A few months ago, I didn’t know what SEO was either. The term was used in front of me, and I’ll admit (with a little blush :oops:) that I didn’t know what in the world SEO meant and shrugged it off whenever it was mentioned rather than asking. I never wanted to find out what it was because I didn’t want to risk looking stupid among people to whom SEO is a daily routine.
I come from a mixed technology background: I started off dabbling in programming and web development, though I realized I fared better with more of hardware, networking, and system administration work. I began my career in SEO by actually doing system administration at a web design, SEO, and hosting firm. And I still didn’t know what SEO was when I joined up with the team.
I talk to old coworkers, people who are immersed in technology, on a regular basis. They ask what I’m working on. I explain that I’m branching out into what is known as “search engine optimization.” They tell me that I don’t work for the search engines so I can’t really optimize them.
Or they tell me that there’s no need for this field of study because people will find what they want if they look hard enough. After all, you could find almost exactly what you’re looking for if you search using quotation marks. They do not understand that search engine optimization makes finding the right sites easier for them, thereby eliminating the need to be of the mindset that they actually have to spend such a long time searching.

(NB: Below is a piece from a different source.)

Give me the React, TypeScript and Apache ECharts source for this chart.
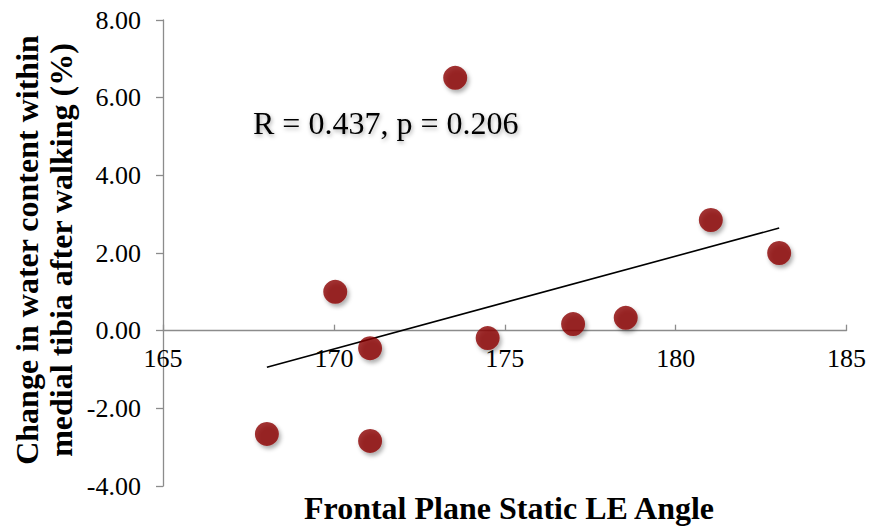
import React, { useEffect, useRef } from "react";
import * as echarts from "echarts";

const angleX = [168.04, 170.04, 171.06, 171.06, 173.55, 174.5, 177.0, 178.54, 181.03, 183.03];
const waterChange = [-2.66, 1.0, -0.45, -2.84, 6.51, -0.19, 0.17, 0.33, 2.85, 2.0];
const xTitle = "Frontal Plane Static LE Angle";
const yTitleLines = ["Change in water content within", "medial tibia after walking (%)"];
const annotation = "R = 0.437, p = 0.206";

function regression(xs: number[], ys: number[]) {
  const n = xs.length;
  const mx = xs.reduce((a, b) => a + b, 0) / n;
  const my = ys.reduce((a, b) => a + b, 0) / n;
  let sxy = 0, sxx = 0;
  for (let i = 0; i < n; i++) {
    sxy += (xs[i] - mx) * (ys[i] - my);
    sxx += (xs[i] - mx) * (xs[i] - mx);
  }
  const slope = sxy / sxx;
  const intercept = my - slope * mx;
  return { slope, intercept };
}

export default function App() {
  const ref = useRef<HTMLDivElement>(null);
  useEffect(() => {
    if (!ref.current) return;
    const chart = echarts.init(ref.current, null, { renderer: "svg" });
    const { slope, intercept } = regression(angleX, waterChange);
    const xmin = Math.min(...angleX);
    const xmax = Math.max(...angleX);
    const trend = [
      [xmin, intercept + slope * xmin],
      [xmax, intercept + slope * xmax],
    ];
    const font = "Liberation Serif";
    chart.setOption({
      animation: false,
      backgroundColor: "#ffffff",
      textStyle: { fontFamily: font },
      grid: { left: 163, right: 17, top: 20, bottom: 41, containLabel: false },
      xAxis: {
        type: "value",
        min: 165,
        max: 185,
        interval: 5,
        splitLine: { show: false },
        axisLine: { onZero: true, lineStyle: { color: "#8c8c8c", width: 1.3 } },
        axisTick: { show: true, length: 6, inside: true, lineStyle: { color: "#8c8c8c", width: 1.3 } },
        axisLabel: { color: "#000", fontSize: 26, fontFamily: font, margin: -141 },
      },
      yAxis: {
        type: "value",
        min: -4,
        max: 8,
        interval: 2,
        splitLine: { show: false },
        axisLine: { show: true, onZero: false, lineStyle: { color: "#8c8c8c", width: 1.3 } },
        axisTick: { show: true, length: 7, lineStyle: { color: "#8c8c8c", width: 1.3 } },
        axisLabel: {
          color: "#000",
          fontSize: 26,
          fontFamily: font,
          margin: 22,
          formatter: (v: number) => v.toFixed(2),
        },
      },
      series: [
        {
          type: "line",
          data: trend,
          symbol: "none",
          lineStyle: { color: "#000", width: 1.6 },
          z: 2,
        },
        {
          type: "scatter",
          data: angleX.map((x, i) => [x, waterChange[i]]),
          symbol: "circle",
          symbolSize: 24,
          itemStyle: {
            color: "#8B0000",
            shadowColor: "rgba(0,0,0,0.4)",
            shadowBlur: 4,
            shadowOffsetX: 2,
            shadowOffsetY: 3,
          },
          z: 3,
        },
      ],
      graphic: [
        {
          type: "text",
          left: 253,
          top: 107,
          style: {
            text: annotation,
            fontFamily: font,
            fontSize: 32,
            fill: "#000",
            textShadowColor: "rgba(0,0,0,0.35)",
            textShadowBlur: 4,
            textShadowOffsetX: 1,
            textShadowOffsetY: 2,
          },
        },
        {
          type: "text",
          x: 509,
          y: 508,
          style: {
            text: xTitle,
            fontFamily: font,
            fontSize: 32,
            fontWeight: "bold",
            fill: "#000",
            align: "center",
            verticalAlign: "middle",
          },
        },
        {
          type: "text",
          x: 44,
          y: 250,
          rotation: Math.PI / 2,
          style: {
            text: yTitleLines.join("\n"),
            fontFamily: font,
            fontSize: 32,
            fontWeight: "bold",
            fill: "#000",
            align: "center",
            verticalAlign: "middle",
            lineHeight: 34,
          },
        },
      ],
    });
    return () => chart.dispose();
  }, []);
  return (
    <div
      ref={ref}
      style={{ position: "fixed", left: 0, top: 0, width: 869, height: 527, background: "#fff" }}
    />
  );
}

The SEOs that I read about today have been at it for years. I have been at it for less than a year. I am learning about the importance of SEO, but I feel like I’m still on the outskirts of the community and am easing my way in slowly. My tech-geek friends outside the office and outside this blogsophere still don’t understand the criticality of SEO — and a lot of them work for web development companies or do development on the side. These same people shrug off the notion of using blogs and social media to communicate with their potential markets and undervalue the essence of updating website content frequently, thinking that the product is done once it’s out the door. They fail to recognize that a website needs an element of marketing to gain new traffic.
Now that I’m immersed and surrounded by SEO knowledge with an obvious thirst for more, I’m realizing that not long ago, I was once outside the box, not realizing its significance, even though I search all the time. It is admirable to think that everyone understands this and puts an emphasis on SEO, but it’s not true — not yet. Shockingly, the average person in the IT industry does not acknowledge the importance of SEO. The term “SEO” is likely still unheard of by most.
On SEOmoz, Ammon Johns makes a statement “customers for SEO have been getting smarter.” This may be true of a well-read SEO customer. Unfortunately for many, the Cluetrain Manifesto to which Ammon so forcefully endorses is unchartered territory.
Ammon makes a statement that shows that SEO is emerging. But it could be seen and frighteningly interpreted by newer SEOs as “it’s time to catch up to your customer.” Fortunately, there are still people out there that need the beginning concepts — and hopefully over time, these newer well-educated customers will ultimately determine and define the success of each individual SEO firm and expert.